Hours after the military council sought to calm public anger by promising a new civilian government, Defence Minister Awad Ibn Auf said in a televised speech he was quitting as head of the council.
Lieutenant General Abdel Fattah Abdelrahman will be the new head of the council, Ibn Auf said. He also said Chief of Staff Kamal Abdelmarouf al-Mahi was relieved of his position as deputy head of the transitional military council.
“In order to ensure the cohesion of the security system, and the armed forces in particular, from cracks and strife, and relying on God, let us begin this path of change,” Ibn Auf said.
News of the change sparked joyful celebrations in the streets of Khartoum as people chanted, “The second has fallen!” in reference to Bashir, witnesses said.
“What happened is a step in the right direction and is a bow to the will of the masses, and we have become closer to victory,” Rashid Saeed, a spokesman for the main protest group, the Sudanese Professionals Association (SPA), told Reuters.
“We are committed to our demands that we submitted to the army,” he said. “We call on the masses to stay on the streets until all the demands are met.”
The military council said earlier that it expected a pre-election transition to last two years at most or much less if chaos can be avoided. The head of the military council’s political committee, Omar Zain al-Abideen, said the council would hold a dialogue with political entities.
The announcement of a future civilian government appeared aimed at reassuring demonstrators who had pressed for months for Bashir’s departure and quickly resumed protests against army rule after his ouster on Thursday, calling for quicker and more substantial change.
But the SPA said the military council was “not capable of creating change.” In a statement, the group restated its demand for power to be handed immediately to “a transitional civilian government.”

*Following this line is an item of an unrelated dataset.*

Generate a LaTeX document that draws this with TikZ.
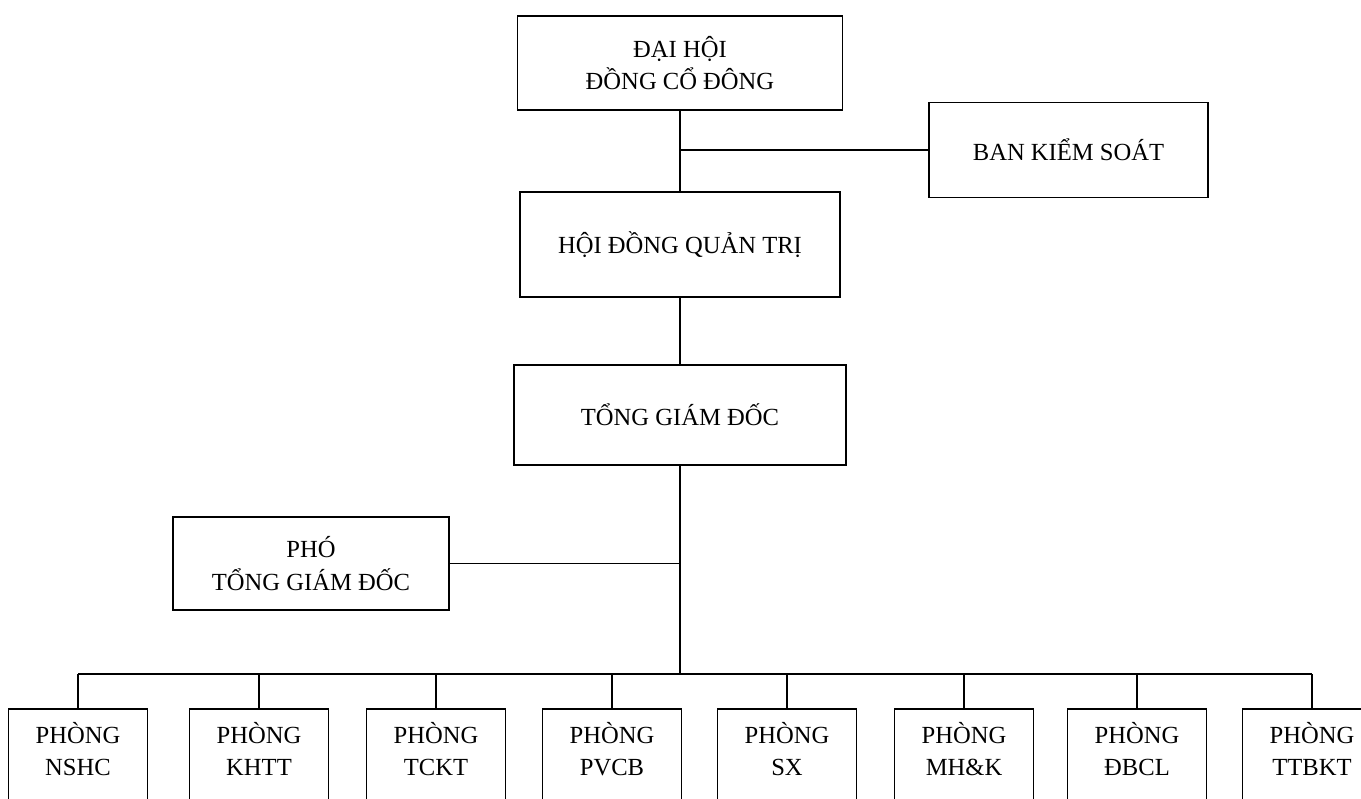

Bashir, 75, himself seized power in a 1989 military coup. He had faced 16 weeks of demonstrations sparked by rising food costs, high unemployment and increasing repression during his three decades of autocratic rule.
Worshippers packed the streets around the Defence Ministry for Friday prayers, heeding a call by the SPA to challenge the military council. The numbers swelled in the afternoon, and a Reuters witness estimated hundreds of thousands of protesters thronged areas around the ministry, which was guarded by soldiers.
“We do not reject a military council in principle, but we reject these people because they are from Bashir’s regime,” said Abdelhamid Ahmed, a 24-year-old doctor.
Ibn Auf was Bashir’s vice president and defense minister and is among a handful of Sudanese commanders whom Washington imposed sanctions on over their alleged role during atrocities committed in the Darfur conflict that began in 2003.
Announcing Bashir’s ouster on Thursday and the creation of the military council, Ibn Auf also announced a state of emergency, a nationwide ceasefire and the suspension of the constitution, as well as a nighttime curfew. Those steps were criticized as heavy-handed by rights groups.
Abdel Fattah Abdelrahman was the third most senior general in the Sudanese armed forces and is not known in public life. He was the head of Sudan’s ground forces, a role in which he oversaw Sudanese troops that fought in the Saudi-led Yemen war.